A ceasefire in name only
The strike fell on the 78th anniversary of the Nakba, the displacement of roughly 750,000 Palestinians during the 1948 war. It also fell during what is nominally a ceasefire.
The Gaza truce took effect on October 10, 2025. Since then, more than 850 Palestinians have been killed in Israeli operations, according to the Gaza Health Ministry, which is staffed by medical professionals and viewed as generally reliable by the international community. The total death toll since the war began now exceeds 72,700.
Israel maintains it has the right to target Hamas members who refuse to disarm. Hamas accuses Israel of bombing civilians and breaching the truce’s terms. Both complaints have some basis in fact. Neither resolves the deadlock.

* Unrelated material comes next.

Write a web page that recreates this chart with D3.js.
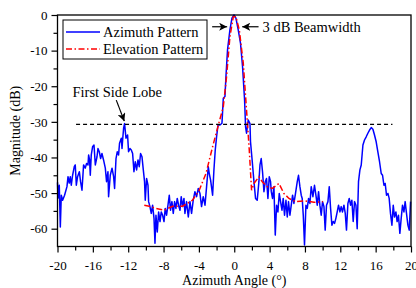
<!DOCTYPE html>
<meta charset="utf-8">
<style>
body { margin: 0; background: #fff; }
</style>
<svg width="416" height="288"></svg>
<script src="https://cdn.jsdelivr.net/npm/d3@7/dist/d3.min.js"></script>
<script>

// azimuth pattern (measured), angle in degrees / magnitude in dB
var azAngle = [-20.0,-19.94,-19.8,-19.68,-19.57,-19.42,-19.2,-18.93,-18.81,-18.67,-18.55,-18.44,-18.29,-18.1,-17.99,-17.87,-17.73,-17.53,-17.39,-17.23,
  -17.05,-16.86,-16.71,-16.55,-16.48,-16.37,-16.29,-16.18,-16.03,-15.87,-15.72,-15.53,-15.42,-15.27,-15.12,-14.97,-14.79,-14.59,-14.45,-14.29,
  -14.22,-14.03,-13.83,-13.65,-13.54,-13.38,-13.24,-13.09,-12.98,-12.78,-12.7,-12.63,-12.52,-12.41,-12.25,-12.07,-11.96,-11.8,-11.65,-11.5,
  -11.35,-11.2,-11.05,-10.89,-10.75,-10.6,-10.44,-10.29,-10.15,-10.07,-9.92,-9.76,-9.69,-9.54,-9.39,-9.24,-9.08,-8.97,-8.86,-8.71,
  -8.56,-8.4,-8.26,-8.11,-7.95,-7.81,-7.66,-7.5,-7.35,-7.21,-7.05,-6.9,-6.75,-6.6,-6.45,-6.3,-6.14,-6.0,-5.85,-5.69,
  -5.58,-5.4,-5.2,-5.01,-4.83,-4.64,-4.45,-4.26,-4.07,-3.88,-3.7,-3.51,-3.31,-3.13,-2.94,-2.83,-2.68,-2.45,-2.3,-2.15,
  -2.0,-1.84,-1.62,-1.39,-1.24,-1.05,-0.94,-0.76,-0.49,-0.26,-0.03,0.19,0.45,0.71,0.94,1.17,1.28,1.39,1.58,1.78,
  1.84,2.04,2.23,2.41,2.6,2.79,2.91,3.05,3.2,3.36,3.51,3.65,3.81,3.96,4.11,4.19,4.33,4.49,4.64,4.79,
  4.94,5.09,5.24,5.4,5.54,5.69,5.85,6.0,6.14,6.3,6.45,6.6,6.75,6.9,7.13,7.27,7.43,7.58,7.69,7.81,
  7.95,8.11,8.26,8.41,8.56,8.71,8.9,9.08,9.24,9.39,9.54,9.69,9.84,9.99,10.15,10.29,10.44,10.6,10.75,10.9,
  11.05,11.2,11.35,11.5,11.65,11.8,11.96,12.1,12.25,12.41,12.56,12.7,12.86,13.01,13.16,13.31,13.46,13.61,13.77,13.91,
  14.06,14.22,14.37,14.56,14.74,14.93,15.12,15.31,15.5,15.69,15.87,16.06,16.25,16.44,16.63,16.78,16.94,17.08,17.23,17.39,
  17.53,17.68,17.84,17.99,18.13,18.29,18.43,18.58,18.74,18.89,19.04,19.2,19.34,19.49,19.65,19.8,19.95];

var azMag = [-47,-51.4,-47.8,-59.5,-50.6,-52,-50.6,-48.2,-45.4,-47.2,-45.4,-47.8,-45,-42.6,-42.1,-47.8,-45.4,-44,-46.8,-49.2,
  -42.1,-43,-41.7,-42.1,-39.3,-40.7,-45,-39.3,-37,-36.5,-42.1,-39.8,-37.5,-38.4,-40.3,-38.9,-40.7,-43,-46.8,-44,
  -51,-45,-43,-45.4,-48.7,-40.3,-38.4,-39.3,-36,-34.6,-37.5,-35.1,-31.8,-30.5,-34.6,-33.7,-38.4,-37.5,-37.9,-38.9,
  -44,-41.2,-43.5,-40.7,-42.6,-38.9,-39.8,-43.5,-46.8,-52,-45.9,-47.8,-52.4,-53.8,-55.7,-53.4,-57.1,-64.1,-56.2,-60.9,
  -55.3,-58,-55.3,-56.2,-58,-54.3,-56.2,-53.4,-50.6,-54.8,-52.4,-55.7,-52.4,-54.3,-51.5,-53.4,-54.8,-51,-53.8,-51.5,
  -55.7,-52.4,-56.7,-52.4,-55.7,-52,-49.6,-51,-48.7,-50.1,-53.8,-51,-53.4,-48.2,-42.6,-44.5,-46.3,-50.6,-43.5,-37.9,
  -34.2,-30.9,-30.9,-30.4,-23.4,-22.9,-17.3,-9.8,-4.2,-0.9,0,-0.9,-4.2,-8,-14.5,-23.9,-31.4,-33.2,-29.5,-30.5,
  -35.6,-41.2,-46.8,-51.5,-52,-46.8,-42.1,-40.3,-44,-49.6,-46.8,-45.9,-51.5,-45.4,-46.8,-49.6,-51.5,-48.2,-61.8,-53.4,
  -55.3,-50.1,-52.4,-54.8,-51.5,-56.2,-52,-56.7,-52.4,-56.2,-53.4,-50.6,-52.9,-50.6,-46.8,-45,-48.2,-50.6,-51.5,-56.2,
  -64.6,-53.4,-54.3,-51.5,-52.9,-48.2,-51,-47.8,-50.6,-53.4,-49.6,-53.4,-56.2,-52.4,-53.8,-60.4,-53.4,-52.4,-48.2,-54.3,
  -59,-58,-58.5,-57.1,-55.3,-53.4,-55.3,-53.8,-55.3,-53.4,-55.7,-60.4,-52.9,-51.5,-53.4,-52,-58,-52.4,-53.4,-60,
  -46.8,-43.5,-42.1,-36.5,-35.1,-34.2,-33.2,-32.3,-31.6,-32.1,-33.7,-35.6,-38.4,-41.2,-44.5,-45,-47.8,-47.3,-50.6,-50.1,
  -51.5,-55.7,-59,-53.4,-56.7,-55.3,-58,-56.2,-61.3,-57.1,-53.4,-55.3,-52.4,-55.7,-59,-60.4,-52.4];

// elevation pattern
var elAngle = [-10.18,-9.62,-8.86,-7.92,-6.98,-5.85,-4.72,-3.96,-3.2,-2.45,-1.7,-1.24,-0.87,-0.49,-0.11,0.19,0.57,1.02,1.39,1.7,
  1.96,2.04,2.23,2.79,3.17,3.73,4.3,5.06,5.62,6.19,6.93,8.07,9.02,10.03];
var elMag = [-53.4,-53.7,-54.3,-54.8,-53.7,-53.7,-52,-49.2,-44.5,-37,-30,-25.8,-17.3,-6.1,-0.5,-0.5,-4.2,-13.5,-26.7,-37.9,
  -49.2,-48.7,-47.3,-45.4,-46.8,-48.2,-48.7,-47.3,-50.1,-51.5,-52.4,-52.2,-52.6,-52.4];

var xTicks = [-20, -16, -12, -8, -4, 0, 4, 8, 12, 16, 20];
var yTicks = [0, -10, -20, -30, -40, -50, -60];
var sideLobeLevel = -30.7;

var serif = "Liberation Serif";

var svg = d3.select("svg");

var x = d3.scaleLinear().domain([-20, 20]).range([57.5, 411]),
    y = d3.scaleLinear().domain([-65, 0]).range([246.5, 15]);

var az = azAngle.map(function(a, i) { return [a, azMag[i]]; }),
    el = elAngle.map(function(a, i) { return [a, elMag[i]]; });

var line = d3.line()
    .x(function(d) { return x(d[0]); })
    .y(function(d) { return y(d[1]); });

var plot = svg.append("g");

plot.append("path")
    .datum(az)
    .attr("d", line)
    .attr("fill", "none")
    .attr("stroke", "#0000ff")
    .attr("stroke-width", 1.5)
    .attr("stroke-linejoin", "round");

plot.append("path")
    .datum(el)
    .attr("d", line)
    .attr("fill", "none")
    .attr("stroke", "#ff0000")
    .attr("stroke-width", 1.5)
    .attr("stroke-dasharray", "6,2.5,1.5,2.5");

// side lobe level
plot.append("line")
    .attr("x1", x(-17.9)).attr("x2", x(17.9))
    .attr("y1", y(sideLobeLevel)).attr("y2", y(sideLobeLevel))
    .attr("stroke", "#000")
    .attr("stroke-width", 1.2)
    .attr("stroke-dasharray", "4,3");

// axes (plain hyphen for minus, as in the original)
var fmt = function(d) { return String(d); };

var xAxis = d3.axisBottom(x).tickValues(xTicks).tickSize(6).tickPadding(8).tickFormat(fmt),
    xMinor = d3.axisBottom(x).tickValues(d3.range(-18, 20, 4)).tickSize(4).tickFormat(""),
    yAxis = d3.axisLeft(y).tickValues(yTicks).tickSize(6).tickPadding(4).tickFormat(fmt),
    yMinor = d3.axisLeft(y).tickValues(d3.range(-5, -65, -10)).tickSize(4).tickFormat("");

function styleAxis(g) {
  g.select(".domain").remove();
  g.selectAll("line").attr("stroke", "#000").attr("stroke-width", 1.2);
  g.selectAll("text")
      .attr("fill", "#000")
      .style("font-family", serif)
      .style("font-size", "13px");
}

svg.append("g").attr("transform", "translate(0," + y(-65) + ")").call(xAxis).call(styleAxis);
svg.append("g").attr("transform", "translate(0," + y(-65) + ")").call(xMinor).call(styleAxis);
svg.append("g").attr("transform", "translate(" + x(-20) + ",0)").call(yAxis).call(styleAxis);
svg.append("g").attr("transform", "translate(" + x(-20) + ",0)").call(yMinor).call(styleAxis);

svg.append("rect")
    .attr("x", x(-20)).attr("y", y(0))
    .attr("width", x(20) - x(-20)).attr("height", y(-65) - y(0))
    .attr("fill", "none")
    .attr("stroke", "#000")
    .attr("stroke-width", 1.3);

function label(sel, size) {
  return sel.style("font-family", serif).style("font-size", size + "px").attr("fill", "#000");
}

svg.append("text")
    .attr("x", (x(-20) + x(20)) / 2).attr("y", 285)
    .attr("text-anchor", "middle")
    .call(label, 14)
    .text("Azimuth Angle (\u00b0)");

svg.append("text")
    .attr("transform", "translate(19.5," + (y(0) + y(-65)) / 2 + ") rotate(-90)")
    .attr("text-anchor", "middle")
    .call(label, 14)
    .text("Magnitude (dB)");

// legend
var legend = svg.append("g");
legend.append("rect")
    .attr("x", 63).attr("y", 20).attr("width", 144).attr("height", 39)
    .attr("fill", "#fff").attr("stroke", "#000").attr("stroke-width", 1);
legend.append("line").attr("x1", 66).attr("x2", 100).attr("y1", 32).attr("y2", 32)
    .attr("stroke", "#0000ff").attr("stroke-width", 1.5);
legend.append("line").attr("x1", 66).attr("x2", 100).attr("y1", 49).attr("y2", 49)
    .attr("stroke", "#ff0000").attr("stroke-width", 1.5).attr("stroke-dasharray", "6,2.5,1.5,2.5");
legend.append("text").attr("x", 103).attr("y", 36.5).call(label, 14.5).text("Azimuth Pattern");
legend.append("text").attr("x", 103).attr("y", 53.5).call(label, 14.5).text("Elevation Pattern");

// arrows
svg.append("defs").append("marker")
    .attr("id", "arrow")
    .attr("viewBox", "0 -4 8 8")
    .attr("refX", 8).attr("refY", 0)
    .attr("markerWidth", 8).attr("markerHeight", 8)
    .attr("markerUnits", "userSpaceOnUse")
    .attr("orient", "auto")
  .append("path")
    .attr("d", "M0,-4L8,0L0,4L2,0Z")
    .attr("fill", "#000");

function arrow(a0, m0, a1, m1) {
  svg.append("line")
      .attr("x1", x(a0)).attr("y1", y(m0))
      .attr("x2", x(a1)).attr("y2", y(m1))
      .attr("stroke", "#000").attr("stroke-width", 1.2)
      .attr("marker-end", "url(#arrow)");
}

arrow(-2.5, -3.3, -0.8, -3.3);
arrow(2.75, -3.3, 0.9, -3.3);
arrow(-13.35, -23.9, -12.44, -29.8);

svg.append("text")
    .attr("x", x(3.2)).attr("y", y(-3.3) + 5)
    .call(label, 14.5)
    .text("3 dB Beamwidth");

svg.append("text")
    .attr("x", x(-18.3)).attr("y", 97)
    .call(label, 14.5)
    .text("First Side Lobe");

</script>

US-led peace efforts have stalled since the start of the Iran war, according to BBC reporting. A second phase of the Trump administration’s plan, announced in January, envisioned a transitional technocratic administration governing Gaza alongside demilitarization and reconstruction. Disarmament talks remain deadlocked. Hamas has reactivated its police force and is reasserting authority on the ground.
Netanyahu and Katz said al-Haddad “refused to implement the agreement led by US President Trump to disarm Hamas and demilitarise the Gaza Strip.” Their statement ended with a warning: “Sooner or later, Israel will reach you.”
The families living in the Al-Mu’taz building were not addressed.